Study of the Influence of Implant Material on Magnetocardiography Measurements Using SQUID Sensors

TL;DR

This study investigates the impact of common implant materials on magnetocardiography measurements using SQUID sensors, finding minimal effects under extreme conditions and suggesting negligible influence in clinical settings.

Contribution

The research provides empirical evidence that typical implant materials have little to no effect on MCG measurements, filling a gap in understanding for patients with metallic implants.

Findings

Implant materials caused about 0.7 fT/√Hz noise increase at minimum sensor distance.

Results under extreme conditions suggest negligible impact in real clinical environments.
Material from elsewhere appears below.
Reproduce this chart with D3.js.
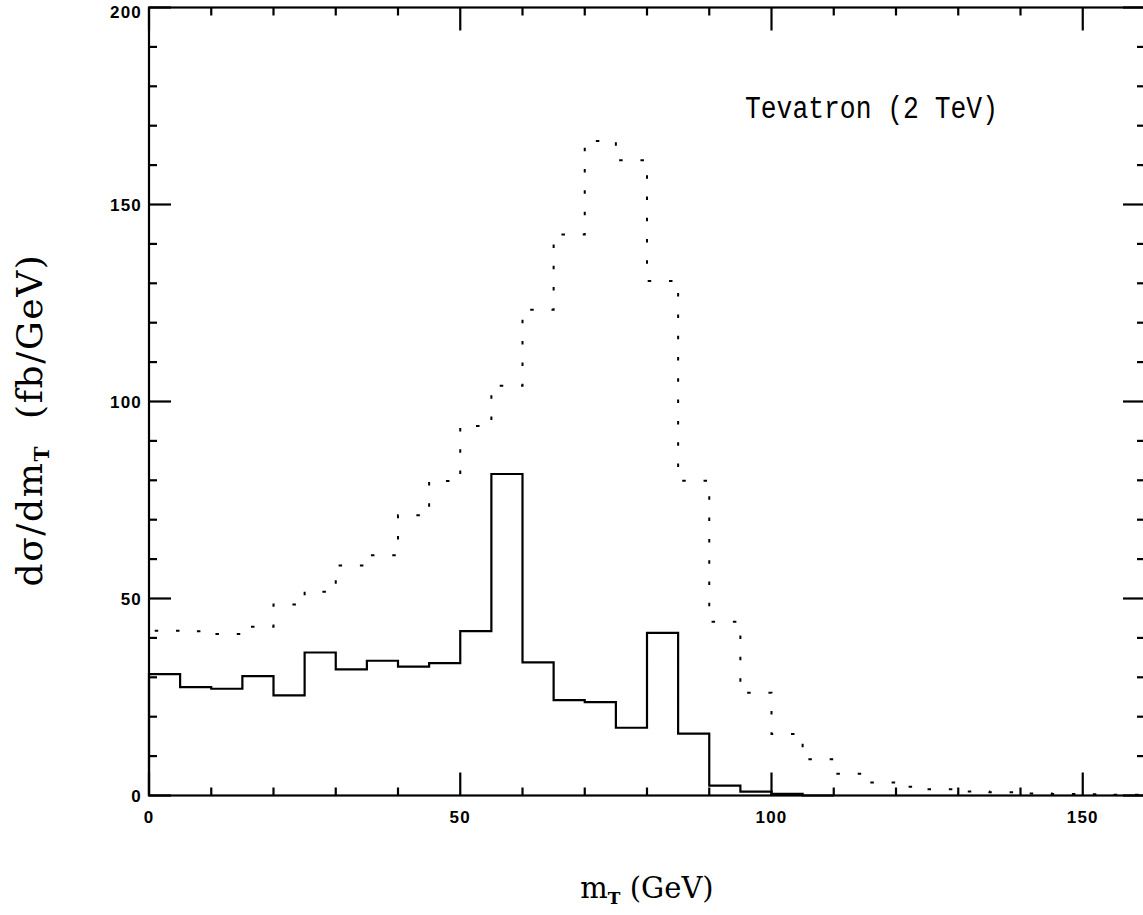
<!DOCTYPE html>
<html>
<head>
<meta charset="utf-8">
<script src="https://cdn.jsdelivr.net/npm/d3@7"></script>
<style>
  html, body { margin: 0; padding: 0; background: #fff; }
  svg { display: block; }
</style>
</head>
<body>
<div id="chart"></div>
<script>
// ---- data (bins of 5 GeV, value = lower bin edge) ----
const binWidth = 5;
const solidBinStarts = [0,5,10,15,20,25,30,35,40,45,50,55,60,65,70,75,80,85,90,95,100,105];
const solidValues    = [30.8,27.5,27.1,30.3,25.4,36.3,32.0,34.2,32.7,33.6,41.7,81.6,33.8,24.2,23.7,17.2,41.3,15.7,2.5,1.0,0.4,0];
const dottedBinStarts = [0,5,10,15,20,25,30,35,40,45,50,55,60,65,70,75,80,85,90,95,100,105,110,115,120,125,130,135,140,145,150,155];
const dottedValues    = [41.8,41.7,41.0,42.8,48.5,51.7,58.4,61.0,71.1,79.8,93.8,104.0,123.3,142.4,166.1,161.2,130.6,79.9,44.1,26.1,15.6,9.2,5.5,3.3,2.2,1.6,1.0,0.8,0.5,0.4,0.3,0.2];
const xMajorTicks = [0,50,100,150];
const yMajorTicks = [0,50,100,150,200];
const titleText = "Tevatron (2 TeV)";

// ---- layout ----
const W = 1143, H = 915;
const mLeft = 149, mRight = 1145, mTop = 7.5, mBottom = 795.5;

const svg = d3.select("#chart").append("svg").attr("width", W).attr("height", H);

const x = d3.scaleLinear().domain([0,160]).range([mLeft, mRight]);
const y = d3.scaleLinear().domain([0,200]).range([mBottom, mTop]);

const xMinor = d3.range(0, 161, 10);
const yMinor = d3.range(0, 201, 10);

const g = svg.append("g").attr("stroke", "#000").attr("stroke-width", 2.2).attr("fill", "none");

// frame
g.append("rect").attr("x", x(0)).attr("y", y(200)).attr("width", x(160)-x(0)).attr("height", y(0)-y(200));

// ticks
const majLenX = 23, minLen = 8, majLenY = 22;
xMinor.forEach(v => {
  const L = xMajorTicks.includes(v) ? majLenX : minLen;
  g.append("line").attr("x1", x(v)).attr("x2", x(v)).attr("y1", y(0)).attr("y2", y(0)-L);
  g.append("line").attr("x1", x(v)).attr("x2", x(v)).attr("y1", y(200)).attr("y2", y(200)+L);
});
yMinor.forEach(v => {
  const L = yMajorTicks.includes(v) ? majLenY : minLen;
  g.append("line").attr("x1", x(0)).attr("x2", x(0)+L).attr("y1", y(v)).attr("y2", y(v));
  g.append("line").attr("x1", x(160)).attr("x2", x(160)-L).attr("y1", y(v)).attr("y2", y(v));
});

// tick labels
const tickFont = "'Liberation Sans', Arial, sans-serif";
svg.append("g").selectAll("text").data(xMajorTicks).join("text")
  .attr("x", d => x(d)).attr("y", 823)
  .attr("text-anchor", "middle")
  .attr("font-family", tickFont).attr("font-weight", "bold").attr("font-size", 17)
  .attr("letter-spacing", 1.2)
  .text(d => d);
svg.append("g").selectAll("text").data(yMajorTicks).join("text")
  .attr("x", 142).attr("y", d => Math.max(y(d), 12))
  .attr("dy", "0.36em")
  .attr("text-anchor", "end")
  .attr("font-family", tickFont).attr("font-weight", "bold").attr("font-size", 17)
  .attr("letter-spacing", 1.2)
  .text(d => d);

// histograms
function stepPoints(starts, vals) {
  const pts = [[starts[0], 0]];
  starts.forEach((s, i) => pts.push([s, vals[i]]));
  const last = starts.length - 1;
  pts.push([starts[last] + binWidth, vals[last]]);
  return pts;
}
const line = d3.line().x(d => x(d[0])).y(d => y(d[1])).curve(d3.curveStepAfter);

svg.append("path")
  .attr("d", line(stepPoints(dottedBinStarts, dottedValues)))
  .attr("fill", "none").attr("stroke", "#000").attr("stroke-width", 2)
  .attr("stroke-dasharray", "3.5 17.8");

svg.append("path")
  .attr("d", line(stepPoints(solidBinStarts, solidValues)))
  .attr("fill", "none").attr("stroke", "#000").attr("stroke-width", 2.2);

// title
svg.append("text")
  .attr("x", 745).attr("y", 118)
  .attr("font-family", "'Liberation Mono', 'Courier New', monospace").attr("font-size", 31)
  .attr("textLength", 253).attr("lengthAdjust", "spacingAndGlyphs")
  .text(titleText);

// x label
const xl = svg.append("text")
  .attr("x", (x(0)+x(160))/2).attr("y", 898)
  .attr("text-anchor", "middle")
  .attr("font-family", "'DejaVu Serif', serif").attr("font-size", 29);
xl.append("tspan").text("m");
xl.append("tspan").attr("dy", 6).attr("font-size", 17).attr("font-weight", "bold").text("T");
xl.append("tspan").attr("dy", -6).text(" (GeV)");

// y label
const yl = svg.append("text")
  .attr("transform", `translate(42, 420) rotate(-90)`)
  .attr("text-anchor", "middle")
  .attr("font-family", "'DejaVu Serif', serif").attr("font-size", 36)
  .attr("letter-spacing", 1.6);
yl.append("tspan").text("dσ/dm");
yl.append("tspan").attr("dy", 7).attr("font-size", 20).attr("font-weight", "bold").text("T");
yl.append("tspan").attr("dy", -7).text("\u00a0\u00a0(fb/GeV)");
</script>
</body>
</html>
Further research needed to assess effects of micromotion within the human body.

Abstract

Magnetocardiography system is a medical device that diagnoses cardiac disease by measuring magnetic fields generated from electric currents flowing through the myocardium. However, the accuracy of measurement data can be degraded if strong magnetic materials are present or magnetic field changes occur near the MCG system. With the widespread use of implants, the number of patients with metallic implants is increasing, but there is a lack of in-depth research on the potential impact of implant materials on the results of the MCG examination. This study aims to analyze the effect of implant materials on MCG measurements and establish relevant criteria. In this study, a 96-channel MCG system employing Superconducting Quantum Interference Device sensors, specifically first-order gradiometers based on the Double Relaxation Oscillation SQUID method, and a Magnetically Shielded Room were utilized. Ti6Al4V ELI was selected as the representative implant material sample. Experiments were conducted under extreme conditions, where a sample significantly larger than an actual implant was placed as close as possible to the sensors. As a result, when the implant material was at the minimum distance to the sensor, the noise increase was approximately 0.7 fT/$\sqrt{\mathrm{Hz}}$, which satisfies the sensitivity criteria for MCG. Furthermore, since these results were obtained under severely adverse conditions designed to maximize the noise impact, it is anticipated that the effect would be even more negligible in actual clinical settings. In conclusion, it was confirmed that common implant materials have little to no effect on MCG measurements. However, as the experiments were not conducted with the material inserted into the human body, unlike actual clinical environments, the generation of magnetic fields due to micromotion has not been verified, thus requiring further experimentation.